(begin)

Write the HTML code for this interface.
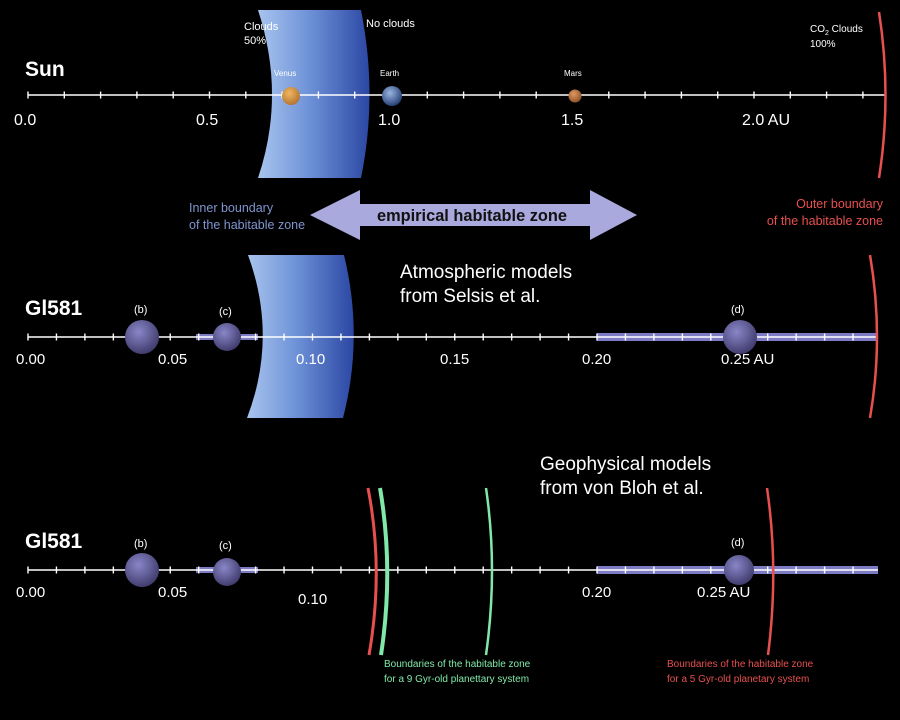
<!DOCTYPE html>
<html><head><meta charset="utf-8"><style>
html,body{margin:0;padding:0;background:#000;width:900px;height:720px;overflow:hidden}
svg{display:block}
text{font-family:"Liberation Sans",sans-serif}
</style></head><body>
<svg width="900" height="720" viewBox="0 0 900 720" xmlns="http://www.w3.org/2000/svg">
<defs>
<linearGradient id="bg" x1="0" x2="1" y1="0" y2="0">
<stop offset="0" stop-color="#a8c4ee"/><stop offset="0.45" stop-color="#6f93d8"/><stop offset="1" stop-color="#2b47a3"/>
</linearGradient>
<radialGradient id="pl" cx="0.4" cy="0.35" r="0.7">
<stop offset="0" stop-color="#8a86c8"/><stop offset="1" stop-color="#3c3868"/>
</radialGradient>
<radialGradient id="ve" cx="0.4" cy="0.35" r="0.7"><stop offset="0" stop-color="#f0b860"/><stop offset="1" stop-color="#b07030"/></radialGradient>
<radialGradient id="ea" cx="0.4" cy="0.35" r="0.7"><stop offset="0" stop-color="#9ab4e0"/><stop offset="1" stop-color="#203a70"/></radialGradient>
<radialGradient id="ma" cx="0.4" cy="0.35" r="0.7"><stop offset="0" stop-color="#e09860"/><stop offset="1" stop-color="#8a5028"/></radialGradient>
</defs>

<!-- TOP: Sun -->
<path d="M258,10 L361,10 Q378,95 361,178 L258,178 Q286,95 258,10 Z" fill="url(#bg)"/>
<text x="244" y="30" fill="#fff" font-size="11">Clouds</text>
<text x="244" y="44" fill="#fff" font-size="11">50%</text>
<text x="366" y="27" fill="#fff" font-size="11">No clouds</text>
<text x="25" y="76" fill="#fff" font-size="21" font-weight="bold">Sun</text>
<line x1="28" y1="95" x2="886" y2="95" stroke="#fff" stroke-width="1.5"/>
<line x1="27.3" y1="95" x2="886" y2="95" stroke="#fff" stroke-width="7" stroke-dasharray="1.4 34.9"/>
<text x="274" y="76" fill="#fff" font-size="8">Venus</text>
<circle cx="291" cy="96" r="9" fill="url(#ve)"/>
<text x="380" y="76" fill="#fff" font-size="8">Earth</text>
<circle cx="392" cy="96" r="10" fill="url(#ea)"/>
<text x="564" y="76" fill="#fff" font-size="8">Mars</text>
<circle cx="575" cy="96" r="6.5" fill="url(#ma)"/>
<g fill="#fff" font-size="16">
<text x="14" y="125">0.0</text><text x="196" y="125">0.5</text><text x="378" y="125">1.0</text><text x="561" y="125">1.5</text><text x="742" y="125">2.0 AU</text>
</g>
<text x="810" y="32" fill="#fff" font-size="10">CO<tspan font-size="7" dy="3">2</tspan><tspan dy="-3"> Clouds</tspan></text>
<text x="810" y="47" fill="#fff" font-size="10">100%</text>
<path d="M879,12 Q892,95 879,178" fill="none" stroke="#e85050" stroke-width="2.5"/>

<!-- Arrow -->
<path d="M310,215 L360,190 L360,204 L590,204 L590,190 L637,215 L590,240 L590,226 L360,226 L360,240 Z" fill="#a9a9dd"/>
<text x="377" y="221" fill="#111" font-size="17" font-weight="bold" textLength="190" lengthAdjust="spacingAndGlyphs">empirical habitable zone</text>
<text x="189" y="212" fill="#7f95cf" font-size="12.5">Inner boundary</text>
<text x="189" y="229" fill="#7f95cf" font-size="12.5">of the habitable zone</text>
<text x="883" y="208" fill="#e85050" font-size="12.5" text-anchor="end">Outer boundary</text>
<text x="883" y="225" fill="#e85050" font-size="12.5" text-anchor="end">of the habitable zone</text>

<!-- MIDDLE: Gl581 Selsis -->
<path d="M248,255 L344,255 Q364,337 343,418 L247,418 Q278,337 248,255 Z" fill="url(#bg)"/>
<text x="400" y="278" fill="#fff" font-size="19">Atmospheric models</text>
<text x="400" y="302" fill="#fff" font-size="19">from Selsis et al.</text>
<text x="25" y="315" fill="#fff" font-size="21" font-weight="bold">Gl581</text>
<rect x="196" y="334" width="62" height="6" fill="#7d7bc4"/>
<rect x="597" y="333" width="281" height="8" fill="#7d7bc4"/>
<line x1="28" y1="337" x2="878" y2="337" stroke="#fff" stroke-width="1.5"/>
<line x1="27.3" y1="337" x2="878" y2="337" stroke="#fff" stroke-width="7" stroke-dasharray="1.4 27.05"/>
<circle cx="142" cy="337" r="17" fill="url(#pl)"/>
<circle cx="227" cy="337" r="14" fill="url(#pl)"/>
<circle cx="740" cy="337" r="17" fill="url(#pl)"/>
<g fill="#fff" font-size="11"><text x="134" y="313">(b)</text><text x="219" y="315">(c)</text><text x="731" y="313">(d)</text></g>
<g fill="#fff" font-size="15">
<text x="16" y="364">0.00</text><text x="158" y="364">0.05</text><text x="296" y="364">0.10</text><text x="440" y="364">0.15</text><text x="582" y="364">0.20</text><text x="721" y="364">0.25 AU</text>
</g>
<path d="M870,255 Q884,337 870,418" fill="none" stroke="#e85050" stroke-width="2.5"/>

<!-- BOTTOM: Gl581 von Bloh -->
<text x="540" y="470" fill="#fff" font-size="19">Geophysical models</text>
<text x="540" y="494" fill="#fff" font-size="19">from von Bloh et al.</text>
<text x="25" y="548" fill="#fff" font-size="21" font-weight="bold">Gl581</text>
<rect x="196" y="567" width="62" height="6" fill="#7d7bc4"/>
<rect x="597" y="566" width="281" height="8" fill="#7d7bc4"/>
<line x1="28" y1="570" x2="878" y2="570" stroke="#fff" stroke-width="1.5"/>
<line x1="27.3" y1="570" x2="878" y2="570" stroke="#fff" stroke-width="7" stroke-dasharray="1.4 27.05"/>
<circle cx="142" cy="570" r="17" fill="url(#pl)"/>
<circle cx="227" cy="572" r="14" fill="url(#pl)"/>
<circle cx="739" cy="570" r="15" fill="url(#pl)"/>
<g fill="#fff" font-size="11"><text x="134" y="547">(b)</text><text x="219" y="549">(c)</text><text x="731" y="546">(d)</text></g>
<g fill="#fff" font-size="15">
<text x="16" y="597">0.00</text><text x="158" y="597">0.05</text><text x="298" y="604">0.10</text><text x="582" y="597">0.20</text><text x="697" y="597">0.25 AU</text>
</g>
<path d="M368,488 Q384,570 369,655" fill="none" stroke="#e85050" stroke-width="3"/>
<path d="M380,488 Q394,570 381,655" fill="none" stroke="#80e8a8" stroke-width="4"/>
<path d="M486,488 Q498,570 486,655" fill="none" stroke="#80e8a8" stroke-width="2.5"/>
<path d="M767,488 Q779,570 768,655" fill="none" stroke="#e85050" stroke-width="2.5"/>
<text x="384" y="667" fill="#80e8a8" font-size="10">Boundaries of the habitable zone</text>
<text x="384" y="682" fill="#80e8a8" font-size="10">for a 9 Gyr-old planettary system</text>
<text x="667" y="667" fill="#e85050" font-size="10">Boundaries of the habitable zone</text>
<text x="667" y="682" fill="#e85050" font-size="10">for a 5 Gyr-old planetary system</text>
</svg>
</body></html>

(end)

## WHAT TO DO
Without the images, write out each line of the data verbatim.

## FULL SOLUTION
Write the HTML code for this interface.
<!DOCTYPE html>
<html><head><meta charset="utf-8"><style>
html,body{margin:0;padding:0;background:#000;width:900px;height:720px;overflow:hidden}
svg{display:block}
text{font-family:"Liberation Sans",sans-serif}
</style></head><body>
<svg width="900" height="720" viewBox="0 0 900 720" xmlns="http://www.w3.org/2000/svg">
<defs>
<linearGradient id="bg" x1="0" x2="1" y1="0" y2="0">
<stop offset="0" stop-color="#a8c4ee"/><stop offset="0.45" stop-color="#6f93d8"/><stop offset="1" stop-color="#2b47a3"/>
</linearGradient>
<radialGradient id="pl" cx="0.4" cy="0.35" r="0.7">
<stop offset="0" stop-color="#8a86c8"/><stop offset="1" stop-color="#3c3868"/>
</radialGradient>
<radialGradient id="ve" cx="0.4" cy="0.35" r="0.7"><stop offset="0" stop-color="#f0b860"/><stop offset="1" stop-color="#b07030"/></radialGradient>
<radialGradient id="ea" cx="0.4" cy="0.35" r="0.7"><stop offset="0" stop-color="#9ab4e0"/><stop offset="1" stop-color="#203a70"/></radialGradient>
<radialGradient id="ma" cx="0.4" cy="0.35" r="0.7"><stop offset="0" stop-color="#e09860"/><stop offset="1" stop-color="#8a5028"/></radialGradient>
</defs>

<!-- TOP: Sun -->
<path d="M258,10 L361,10 Q378,95 361,178 L258,178 Q286,95 258,10 Z" fill="url(#bg)"/>
<text x="244" y="30" fill="#fff" font-size="11">Clouds</text>
<text x="244" y="44" fill="#fff" font-size="11">50%</text>
<text x="366" y="27" fill="#fff" font-size="11">No clouds</text>
<text x="25" y="76" fill="#fff" font-size="21" font-weight="bold">Sun</text>
<line x1="28" y1="95" x2="886" y2="95" stroke="#fff" stroke-width="1.5"/>
<line x1="27.3" y1="95" x2="886" y2="95" stroke="#fff" stroke-width="7" stroke-dasharray="1.4 34.9"/>
<text x="274" y="76" fill="#fff" font-size="8">Venus</text>
<circle cx="291" cy="96" r="9" fill="url(#ve)"/>
<text x="380" y="76" fill="#fff" font-size="8">Earth</text>
<circle cx="392" cy="96" r="10" fill="url(#ea)"/>
<text x="564" y="76" fill="#fff" font-size="8">Mars</text>
<circle cx="575" cy="96" r="6.5" fill="url(#ma)"/>
<g fill="#fff" font-size="16">
<text x="14" y="125">0.0</text><text x="196" y="125">0.5</text><text x="378" y="125">1.0</text><text x="561" y="125">1.5</text><text x="742" y="125">2.0 AU</text>
</g>
<text x="810" y="32" fill="#fff" font-size="10">CO<tspan font-size="7" dy="3">2</tspan><tspan dy="-3"> Clouds</tspan></text>
<text x="810" y="47" fill="#fff" font-size="10">100%</text>
<path d="M879,12 Q892,95 879,178" fill="none" stroke="#e85050" stroke-width="2.5"/>

<!-- Arrow -->
<path d="M310,215 L360,190 L360,204 L590,204 L590,190 L637,215 L590,240 L590,226 L360,226 L360,240 Z" fill="#a9a9dd"/>
<text x="377" y="221" fill="#111" font-size="17" font-weight="bold" textLength="190" lengthAdjust="spacingAndGlyphs">empirical habitable zone</text>
<text x="189" y="212" fill="#7f95cf" font-size="12.5">Inner boundary</text>
<text x="189" y="229" fill="#7f95cf" font-size="12.5">of the habitable zone</text>
<text x="883" y="208" fill="#e85050" font-size="12.5" text-anchor="end">Outer boundary</text>
<text x="883" y="225" fill="#e85050" font-size="12.5" text-anchor="end">of the habitable zone</text>

<!-- MIDDLE: Gl581 Selsis -->
<path d="M248,255 L344,255 Q364,337 343,418 L247,418 Q278,337 248,255 Z" fill="url(#bg)"/>
<text x="400" y="278" fill="#fff" font-size="19">Atmospheric models</text>
<text x="400" y="302" fill="#fff" font-size="19">from Selsis et al.</text>
<text x="25" y="315" fill="#fff" font-size="21" font-weight="bold">Gl581</text>
<rect x="196" y="334" width="62" height="6" fill="#7d7bc4"/>
<rect x="597" y="333" width="281" height="8" fill="#7d7bc4"/>
<line x1="28" y1="337" x2="878" y2="337" stroke="#fff" stroke-width="1.5"/>
<line x1="27.3" y1="337" x2="878" y2="337" stroke="#fff" stroke-width="7" stroke-dasharray="1.4 27.05"/>
<circle cx="142" cy="337" r="17" fill="url(#pl)"/>
<circle cx="227" cy="337" r="14" fill="url(#pl)"/>
<circle cx="740" cy="337" r="17" fill="url(#pl)"/>
<g fill="#fff" font-size="11"><text x="134" y="313">(b)</text><text x="219" y="315">(c)</text><text x="731" y="313">(d)</text></g>
<g fill="#fff" font-size="15">
<text x="16" y="364">0.00</text><text x="158" y="364">0.05</text><text x="296" y="364">0.10</text><text x="440" y="364">0.15</text><text x="582" y="364">0.20</text><text x="721" y="364">0.25 AU</text>
</g>
<path d="M870,255 Q884,337 870,418" fill="none" stroke="#e85050" stroke-width="2.5"/>

<!-- BOTTOM: Gl581 von Bloh -->
<text x="540" y="470" fill="#fff" font-size="19">Geophysical models</text>
<text x="540" y="494" fill="#fff" font-size="19">from von Bloh et al.</text>
<text x="25" y="548" fill="#fff" font-size="21" font-weight="bold">Gl581</text>
<rect x="196" y="567" width="62" height="6" fill="#7d7bc4"/>
<rect x="597" y="566" width="281" height="8" fill="#7d7bc4"/>
<line x1="28" y1="570" x2="878" y2="570" stroke="#fff" stroke-width="1.5"/>
<line x1="27.3" y1="570" x2="878" y2="570" stroke="#fff" stroke-width="7" stroke-dasharray="1.4 27.05"/>
<circle cx="142" cy="570" r="17" fill="url(#pl)"/>
<circle cx="227" cy="572" r="14" fill="url(#pl)"/>
<circle cx="739" cy="570" r="15" fill="url(#pl)"/>
<g fill="#fff" font-size="11"><text x="134" y="547">(b)</text><text x="219" y="549">(c)</text><text x="731" y="546">(d)</text></g>
<g fill="#fff" font-size="15">
<text x="16" y="597">0.00</text><text x="158" y="597">0.05</text><text x="298" y="604">0.10</text><text x="582" y="597">0.20</text><text x="697" y="597">0.25 AU</text>
</g>
<path d="M368,488 Q384,570 369,655" fill="none" stroke="#e85050" stroke-width="3"/>
<path d="M380,488 Q394,570 381,655" fill="none" stroke="#80e8a8" stroke-width="4"/>
<path d="M486,488 Q498,570 486,655" fill="none" stroke="#80e8a8" stroke-width="2.5"/>
<path d="M767,488 Q779,570 768,655" fill="none" stroke="#e85050" stroke-width="2.5"/>
<text x="384" y="667" fill="#80e8a8" font-size="10">Boundaries of the habitable zone</text>
<text x="384" y="682" fill="#80e8a8" font-size="10">for a 9 Gyr-old planettary system</text>
<text x="667" y="667" fill="#e85050" font-size="10">Boundaries of the habitable zone</text>
<text x="667" y="682" fill="#e85050" font-size="10">for a 5 Gyr-old planetary system</text>
</svg>
</body></html>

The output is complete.